With the employees at the Alcohol and Tobacco Tax and Trade Bureau (TTB) on furlough, breweries around the country cannot obtain federal permits for new facilities or labels for interstate or international distribution. While those federal employees will eventually receive their back pay, breweries will simply have to swallow the loss. It’s not the first time the industry has suffered under this administration; last year, the Brewers Association condemned President Trump’s tariffs on steel and aluminum, stating that they placed an “unnecessary burden on small, Main Street business owners who are creating thousands of jobs and pouring money back into their local economies.”
No American wants to liquidate their savings because a government can’t do its job.”
“It’s been tough and that didn’t just start with the shutdown,” says Michael Mallozzi, co-owner of Borderlands Brewing Company in Tucson, Arizona. He and his business partner Myles Stone recently expanded their production capacity in order to begin exporting to Mexico. As with most brewing ventures, all of their plans are currently on pause. “This is an administration of crumbling roads and bridges that wants to build a $5.7 billion wall. It’s frustrating to try and understand why my business is facing with these challenges.”
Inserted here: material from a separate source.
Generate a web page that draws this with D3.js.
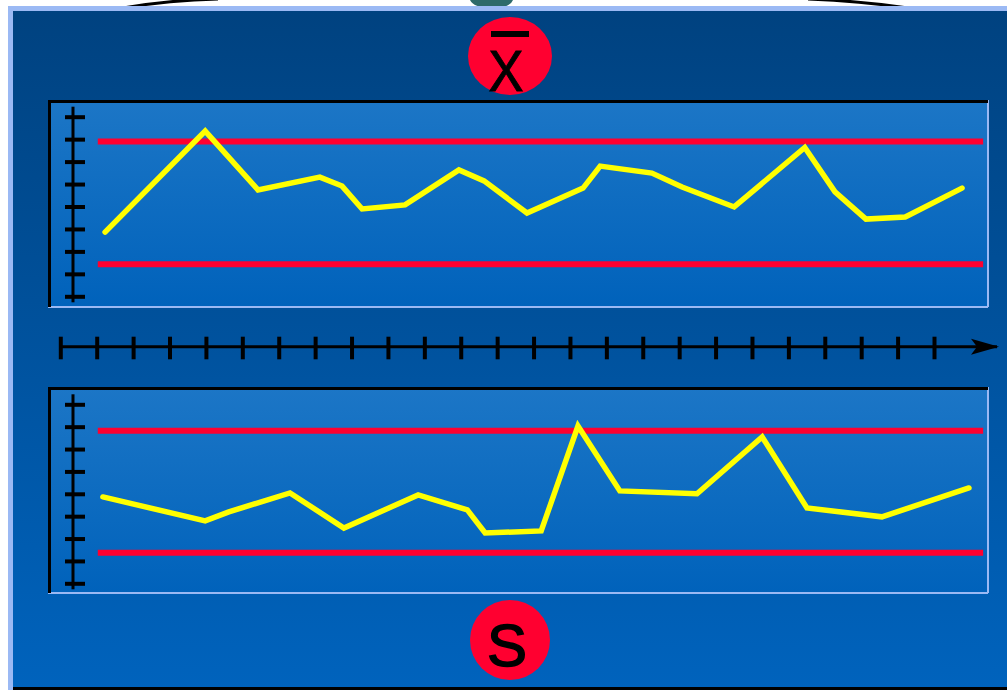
<!DOCTYPE html>
<html>
<head>
<meta charset="utf-8">
<script src="https://cdn.jsdelivr.net/npm/d3@7"></script>
<style>
  body { margin: 0; background: #fff; }
  svg { display: block; }
</style>
</head>
<body>
<svg id="chart" width="1007" height="690"></svg>
<script>
// subgroup index along the time axis (0..24)
var sampleTicks = d3.range(0, 25);
var yTicks = d3.range(0, 9);

// x-bar chart
var xbarIdx = [1.23, 3.98, 5.43, 7.13, 7.74, 8.29, 9.47, 10.95, 11.64, 12.82, 14.36, 14.83, 16.25, 17.08, 18.51, 20.45, 21.28, 22.13, 23.21, 24.77];
var xbarVal = [2.86, 7.36, 4.74, 5.31, 4.91, 3.89, 4.07, 5.63, 5.14, 3.71, 4.82, 5.80, 5.49, 4.87, 3.98, 6.63, 4.65, 3.44, 3.53, 4.82];
var xbarLimits = [6.89, 1.43];

// s chart
var sIdx = [1.17, 3.98, 4.63, 6.31, 7.79, 9.83, 11.18, 11.67, 13.21, 14.22, 15.37, 17.49, 19.28, 20.51, 22.57, 24.96];
var sVal = [3.86, 2.79, 3.19, 4.04, 2.47, 3.95, 3.28, 2.25, 2.34, 7.03, 4.13, 4.00, 6.54, 3.37, 2.97, 4.26];
var sLimits = [6.82, 1.37];

var limitSpan = [1.03, 25.35];

var svg = d3.select("#chart");
var defs = svg.append("defs");

var bg = defs.append("linearGradient").attr("id", "bg").attr("x1", 0).attr("y1", 0).attr("x2", 0).attr("y2", 1);
bg.append("stop").attr("offset", "0%").attr("stop-color", "#004280");
bg.append("stop").attr("offset", "100%").attr("stop-color", "#0063bd");

var pg = defs.append("linearGradient").attr("id", "pg").attr("x1", 0).attr("y1", 0).attr("x2", 0).attr("y2", 1);
pg.append("stop").attr("offset", "0%").attr("stop-color", "#1c76c6");
pg.append("stop").attr("offset", "100%").attr("stop-color", "#0062bb");

defs.append("marker")
    .attr("id", "arrow")
    .attr("viewBox", "0 0 28 18")
    .attr("refX", 26).attr("refY", 9)
    .attr("markerWidth", 28).attr("markerHeight", 18)
    .attr("markerUnits", "userSpaceOnUse")
    .attr("orient", "auto")
  .append("path")
    .attr("d", "M0,1 L28,9 L0,17 L6,9 Z")
    .attr("fill", "#000");

// bits of the slide sticking out above the frame
svg.append("path")
    .attr("d", "M123,8 Q170,0 218,-1")
    .attr("fill", "none").attr("stroke", "#000").attr("stroke-width", 3);
svg.append("path")
    .attr("d", "M808,-1 Q860,1 908,8")
    .attr("fill", "none").attr("stroke", "#000").attr("stroke-width", 3);
svg.append("path")
    .attr("d", "M470,0 L513,0 Q510,8 492,8 Q474,8 470,0 Z")
    .attr("fill", "#2e6a6a");

// outer frame
svg.append("rect").attr("x", 8).attr("y", 6).attr("width", 1010).attr("height", 690).attr("fill", "#9bb9f4");
svg.append("rect").attr("x", 13).attr("y", 11).attr("width", 1000).attr("height", 680).attr("fill", "url(#bg)");
svg.append("rect").attr("x", 13).attr("y", 687).attr("width", 1000).attr("height", 3).attr("fill", "#000");

var x = d3.scaleLinear().domain([0, 24]).range([60.3, 934]);

function panel(top, bottom, yTop, yBottom, idx, vals, limits) {
  var g = svg.append("g");
  g.append("rect")
      .attr("x", 48).attr("y", top).attr("width", 940).attr("height", bottom - top)
      .attr("fill", "url(#pg)");
  // bevel: dark top/left, light bottom/right
  g.append("path")
      .attr("d", "M988," + bottom + " L988," + top + " M48," + bottom + " L988," + bottom)
      .attr("stroke", "#9bb9f4").attr("stroke-width", 2).attr("fill", "none");
  g.append("path")
      .attr("d", "M49.5," + bottom + " L49.5," + (top + 1.5) + " L988," + (top + 1.5))
      .attr("stroke", "#000").attr("stroke-width", 3).attr("fill", "none");

  var y = d3.scaleLinear().domain([0, 8]).range([yBottom, yTop]);

  var ax = g.append("g")
      .attr("transform", "translate(73,0)")
      .call(d3.axisLeft(y).tickValues(yTicks).tickFormat("").tickSizeOuter(0));
  ax.select(".domain").remove();
  ax.selectAll(".tick line")
      .attr("x1", -8).attr("x2", 12)
      .attr("stroke", "#000").attr("stroke-width", 4);
  ax.append("line")
      .attr("x1", 0).attr("x2", 0)
      .attr("y1", y(8) - 10).attr("y2", y(0) + 6)
      .attr("stroke", "#000").attr("stroke-width", 3);

  g.selectAll(".limit")
      .data(limits)
    .enter().append("line")
      .attr("class", "limit")
      .attr("x1", x(limitSpan[0])).attr("x2", x(limitSpan[1]))
      .attr("y1", function(d) { return y(d); })
      .attr("y2", function(d) { return y(d); })
      .attr("stroke", "#ff0030").attr("stroke-width", 6);

  var line = d3.line()
      .x(function(d, i) { return x(idx[i]); })
      .y(function(d) { return y(d); });

  g.append("path")
      .datum(vals)
      .attr("d", line)
      .attr("fill", "none")
      .attr("stroke", "#ffff00")
      .attr("stroke-width", 5.5)
      .attr("stroke-linecap", "round")
      .attr("stroke-linejoin", "miter");
}

panel(100, 307, 116.7, 296.3, xbarIdx, xbarVal, xbarLimits);
panel(387, 593, 404.3, 583.3, sIdx, sVal, sLimits);

// time axis between the panels
var tAxis = svg.append("g")
    .attr("transform", "translate(0,346.7)")
    .call(d3.axisBottom(x).tickValues(sampleTicks).tickFormat("").tickSizeOuter(0));
tAxis.select(".domain").remove();
tAxis.selectAll(".tick line")
    .attr("y1", -10).attr("y2", 12.6)
    .attr("stroke", "#000").attr("stroke-width", 4);
tAxis.append("line")
    .attr("x1", x(0)).attr("x2", 997)
    .attr("y1", 0).attr("y2", 0)
    .attr("stroke", "#000").attr("stroke-width", 3)
    .attr("marker-end", "url(#arrow)");

// chart badges
svg.append("ellipse")
    .attr("cx", 510).attr("cy", 56).attr("rx", 42).attr("ry", 39)
    .attr("fill", "#ff0030");
svg.append("rect")
    .attr("x", 491).attr("y", 31).attr("width", 38).attr("height", 6)
    .attr("fill", "#000");
svg.append("text")
    .attr("x", 506).attr("y", 91)
    .attr("text-anchor", "middle")
    .attr("font-family", "Liberation Sans, Arial, sans-serif")
    .attr("font-size", 57)
    .attr("fill", "#000")
    .attr("stroke", "#000").attr("stroke-width", 1)
    .attr("transform", "translate(506,0) scale(0.92,1) translate(-506,0)")
    .text("X");

svg.append("circle")
    .attr("cx", 510).attr("cy", 640).attr("r", 40)
    .attr("fill", "#ff0030");
svg.append("text")
    .attr("x", 507).attr("y", 666)
    .attr("text-anchor", "middle")
    .attr("font-family", "Liberation Sans, Arial, sans-serif")
    .attr("font-size", 60)
    .attr("fill", "#000")
    .attr("stroke", "#000").attr("stroke-width", 1.5)
    .text("S");
</script>
</body>
</html>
Mallozzi worries about his brother-in-law, who is on the cusp of signing a lease for a brewery in Texas. Even after the federal government reopens, the increased risk may scare away potential investors from new brewing startups. On top of that, no one knows how long the backlog will last once the TTB resumes operations.
“With all of this uncertainty, we weren’t in a position to give raises this year,” says Laura Dierks, founder and CEO of Interboro Spirits & Ales in Brooklyn, New York. “It directly impacts my employees. I can’t risk anything at this point.”
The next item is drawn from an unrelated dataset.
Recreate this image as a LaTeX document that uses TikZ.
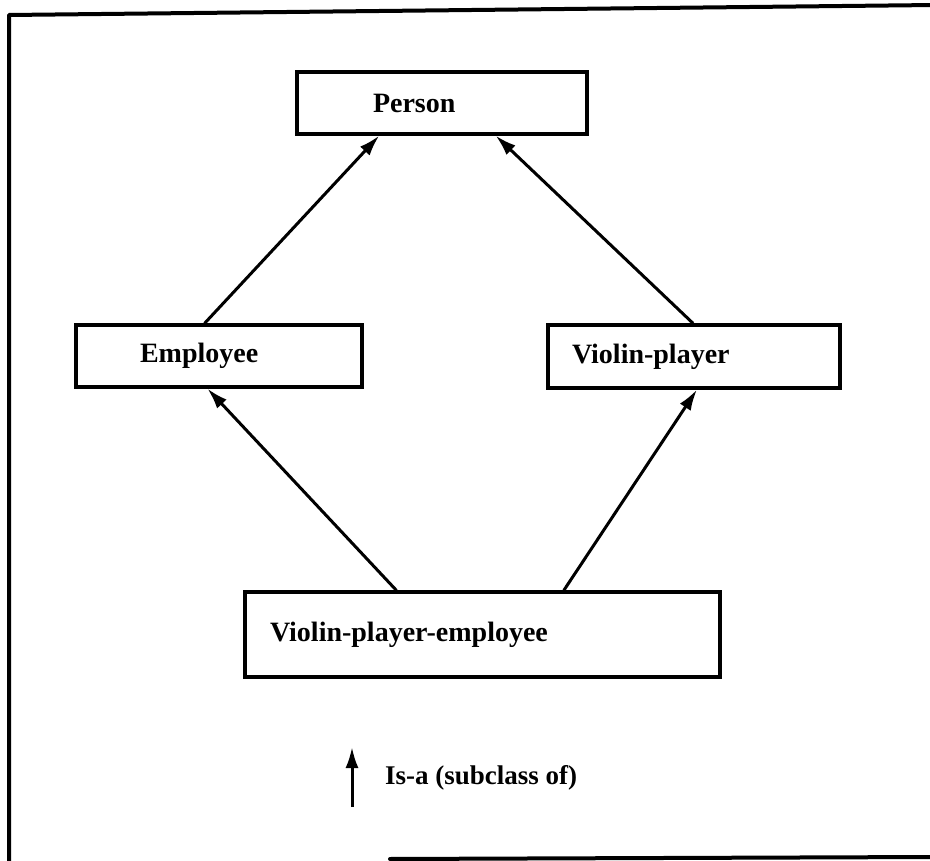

Dierks recently invested in a new canning line and a series of 200-barrel tanks. She had hoped to hire new staff, but without the ability to release new beers for interstate distribution, she now has to concentrate on keeping the 30 employees she has. Like a number of breweries, she is offering free pints to federal employees in order to try and keep spirits up.
“We can drink together and commiserate about the shutdown,” she says. “We’re all about community and bringing people together and this is killing us. Even when the government opens again, it doesn’t end then. How long will this keep impacting us and causing residual delays?”
Earlier today, Senator Tammy Baldwin of Wisconsin tweeted, “President Trump needs to agree to sign bipartisan legislation to end his shutdown and reopen the government. Our #MadeinWI craft brewers shouldn’t pay the price for the #TrumpShutdown.”
One of the breweries that were slated to open in Wisconsin is currently off-track to its projected opening date. Indeed Brewing Company, which is based in Minneapolis, had been planning to open a multimillion-dollar brewery in Milwaukee in 2019. At the moment, progress is stalled and a number of new beers or beer label designs are awaiting approval. Tempting as it may be to try and push the new can designs forward and seek approval after, owner Thomas Whisenand says to do so would be a serious gamble.
“A truckload of cans costs about $15,000. If we order them and that label later isn’t approved, we have to throw them all out. Do you take that risk?” Whisenand says. “If this lasts two more months or they open up and everything’s a mess, we’re looking at possibly delaying the opening of our brewery.”
If the government shutdown lingers on, matters could get rapidly worse for other breweries that are on the cusp of opening. For David Rowland, who co-owns SoMe Brewing Company in the small beachtown of York, Maine with his father Dave, the prospect is a difficult, yet familiar, one to face. The 2013 shutdown hamstrung the opening of their first brewery. Shortly after their five-anniversary, the father-son duo had planned to open a new brewery near the seashore. Without the necessary permit approval from the TTB, the new facility is still burning money and unable to legally produce beer. Business is slow in the dead of winter in Maine, and the lack of ability to sell new beers across state lines and to use the new brewery is slowly crippling it.
“I have a very expensive, beautiful brewery that I can’t do anything but look at. I’m legally not allowed to do anything,” David Rowland says. “We’re basically twiddling our thumbs waiting for the government to stop being children.”
Although Rowland is grateful for the outpouring of support from his local community, he knows that isn’t enough to keep his troubles at bay for long. His wife and mother also help out with the business and the stress is taking a toll on all of them.
“My father and I have to talk about the worst-case scenario and it’s depressing. We don’t want to take on more debt. We don’t want to lay people off,” David Rowland says. “I feel like I’m being held hostage and there’s nothing I can do about it.”